Short problem
Repeat what the lines below say, word for word, and skip every image.

○ ○ ○ ○

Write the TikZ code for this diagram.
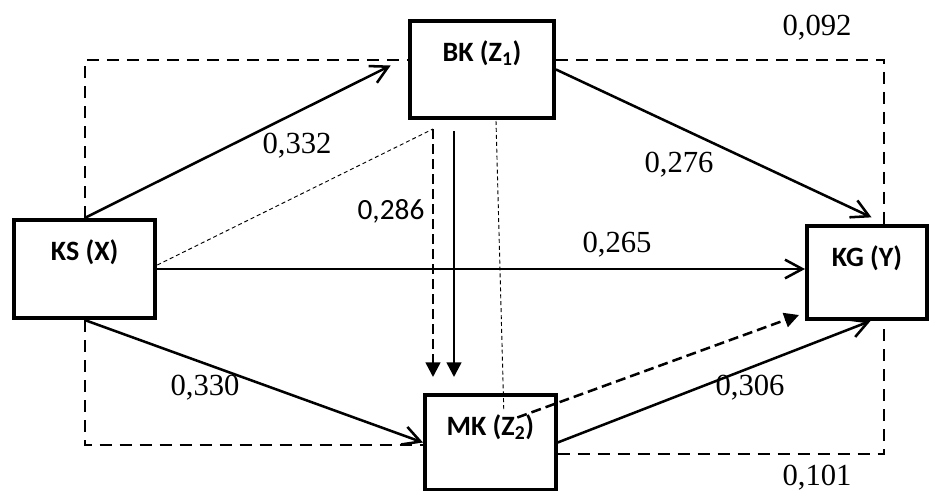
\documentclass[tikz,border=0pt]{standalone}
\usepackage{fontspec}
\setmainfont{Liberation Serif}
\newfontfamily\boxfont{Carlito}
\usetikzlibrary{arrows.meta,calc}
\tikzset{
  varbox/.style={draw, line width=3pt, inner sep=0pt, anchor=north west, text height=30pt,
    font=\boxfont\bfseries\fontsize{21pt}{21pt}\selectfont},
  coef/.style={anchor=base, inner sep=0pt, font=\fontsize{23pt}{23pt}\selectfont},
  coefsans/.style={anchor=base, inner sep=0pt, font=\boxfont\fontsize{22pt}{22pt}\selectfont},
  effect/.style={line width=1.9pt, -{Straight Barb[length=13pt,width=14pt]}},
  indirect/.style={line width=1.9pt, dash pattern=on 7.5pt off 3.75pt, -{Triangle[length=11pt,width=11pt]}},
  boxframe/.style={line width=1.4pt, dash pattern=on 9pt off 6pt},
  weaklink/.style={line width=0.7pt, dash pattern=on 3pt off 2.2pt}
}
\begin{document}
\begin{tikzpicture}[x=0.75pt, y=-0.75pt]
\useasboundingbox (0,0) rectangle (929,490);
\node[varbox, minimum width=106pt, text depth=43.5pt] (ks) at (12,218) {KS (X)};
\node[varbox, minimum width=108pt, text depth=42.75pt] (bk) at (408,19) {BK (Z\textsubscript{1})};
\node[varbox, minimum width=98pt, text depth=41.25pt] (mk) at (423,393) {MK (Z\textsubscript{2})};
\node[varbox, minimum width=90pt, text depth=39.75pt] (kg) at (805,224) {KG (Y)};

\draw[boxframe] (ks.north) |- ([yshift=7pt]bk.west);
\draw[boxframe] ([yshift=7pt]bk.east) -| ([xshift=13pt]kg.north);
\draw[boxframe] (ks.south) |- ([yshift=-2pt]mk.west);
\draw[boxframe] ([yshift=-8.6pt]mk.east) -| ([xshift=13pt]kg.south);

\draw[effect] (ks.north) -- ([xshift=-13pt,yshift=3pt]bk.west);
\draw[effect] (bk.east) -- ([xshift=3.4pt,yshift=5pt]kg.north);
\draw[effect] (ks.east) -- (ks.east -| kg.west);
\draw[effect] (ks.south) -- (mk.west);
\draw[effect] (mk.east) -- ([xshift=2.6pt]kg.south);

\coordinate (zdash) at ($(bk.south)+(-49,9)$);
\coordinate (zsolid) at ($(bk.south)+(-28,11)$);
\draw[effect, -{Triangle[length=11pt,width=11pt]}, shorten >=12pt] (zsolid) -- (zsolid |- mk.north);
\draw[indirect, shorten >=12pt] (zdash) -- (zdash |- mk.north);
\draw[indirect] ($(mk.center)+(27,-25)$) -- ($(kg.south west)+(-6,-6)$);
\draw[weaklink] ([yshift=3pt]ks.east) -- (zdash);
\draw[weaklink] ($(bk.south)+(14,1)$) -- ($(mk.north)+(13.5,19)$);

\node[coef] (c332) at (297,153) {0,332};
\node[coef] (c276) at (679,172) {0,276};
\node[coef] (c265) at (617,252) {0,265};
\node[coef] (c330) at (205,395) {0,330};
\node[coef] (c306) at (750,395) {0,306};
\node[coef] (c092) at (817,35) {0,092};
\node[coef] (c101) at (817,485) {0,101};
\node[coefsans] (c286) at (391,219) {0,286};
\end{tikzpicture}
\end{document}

○ ○ ○ ○

Full solution
Write the TikZ code for this diagram.
\documentclass[tikz,border=0pt]{standalone}
\usepackage{fontspec}
\setmainfont{Liberation Serif}
\newfontfamily\boxfont{Carlito}
\usetikzlibrary{arrows.meta,calc}
\tikzset{
  varbox/.style={draw, line width=3pt, inner sep=0pt, anchor=north west, text height=30pt,
    font=\boxfont\bfseries\fontsize{21pt}{21pt}\selectfont},
  coef/.style={anchor=base, inner sep=0pt, font=\fontsize{23pt}{23pt}\selectfont},
  coefsans/.style={anchor=base, inner sep=0pt, font=\boxfont\fontsize{22pt}{22pt}\selectfont},
  effect/.style={line width=1.9pt, -{Straight Barb[length=13pt,width=14pt]}},
  indirect/.style={line width=1.9pt, dash pattern=on 7.5pt off 3.75pt, -{Triangle[length=11pt,width=11pt]}},
  boxframe/.style={line width=1.4pt, dash pattern=on 9pt off 6pt},
  weaklink/.style={line width=0.7pt, dash pattern=on 3pt off 2.2pt}
}
\begin{document}
\begin{tikzpicture}[x=0.75pt, y=-0.75pt]
\useasboundingbox (0,0) rectangle (929,490);
\node[varbox, minimum width=106pt, text depth=43.5pt] (ks) at (12,218) {KS (X)};
\node[varbox, minimum width=108pt, text depth=42.75pt] (bk) at (408,19) {BK (Z\textsubscript{1})};
\node[varbox, minimum width=98pt, text depth=41.25pt] (mk) at (423,393) {MK (Z\textsubscript{2})};
\node[varbox, minimum width=90pt, text depth=39.75pt] (kg) at (805,224) {KG (Y)};

\draw[boxframe] (ks.north) |- ([yshift=7pt]bk.west);
\draw[boxframe] ([yshift=7pt]bk.east) -| ([xshift=13pt]kg.north);
\draw[boxframe] (ks.south) |- ([yshift=-2pt]mk.west);
\draw[boxframe] ([yshift=-8.6pt]mk.east) -| ([xshift=13pt]kg.south);

\draw[effect] (ks.north) -- ([xshift=-13pt,yshift=3pt]bk.west);
\draw[effect] (bk.east) -- ([xshift=3.4pt,yshift=5pt]kg.north);
\draw[effect] (ks.east) -- (ks.east -| kg.west);
\draw[effect] (ks.south) -- (mk.west);
\draw[effect] (mk.east) -- ([xshift=2.6pt]kg.south);

\coordinate (zdash) at ($(bk.south)+(-49,9)$);
\coordinate (zsolid) at ($(bk.south)+(-28,11)$);
\draw[effect, -{Triangle[length=11pt,width=11pt]}, shorten >=12pt] (zsolid) -- (zsolid |- mk.north);
\draw[indirect, shorten >=12pt] (zdash) -- (zdash |- mk.north);
\draw[indirect] ($(mk.center)+(27,-25)$) -- ($(kg.south west)+(-6,-6)$);
\draw[weaklink] ([yshift=3pt]ks.east) -- (zdash);
\draw[weaklink] ($(bk.south)+(14,1)$) -- ($(mk.north)+(13.5,19)$);

\node[coef] (c332) at (297,153) {0,332};
\node[coef] (c276) at (679,172) {0,276};
\node[coef] (c265) at (617,252) {0,265};
\node[coef] (c330) at (205,395) {0,330};
\node[coef] (c306) at (750,395) {0,306};
\node[coef] (c092) at (817,35) {0,092};
\node[coef] (c101) at (817,485) {0,101};
\node[coefsans] (c286) at (391,219) {0,286};
\end{tikzpicture}
\end{document}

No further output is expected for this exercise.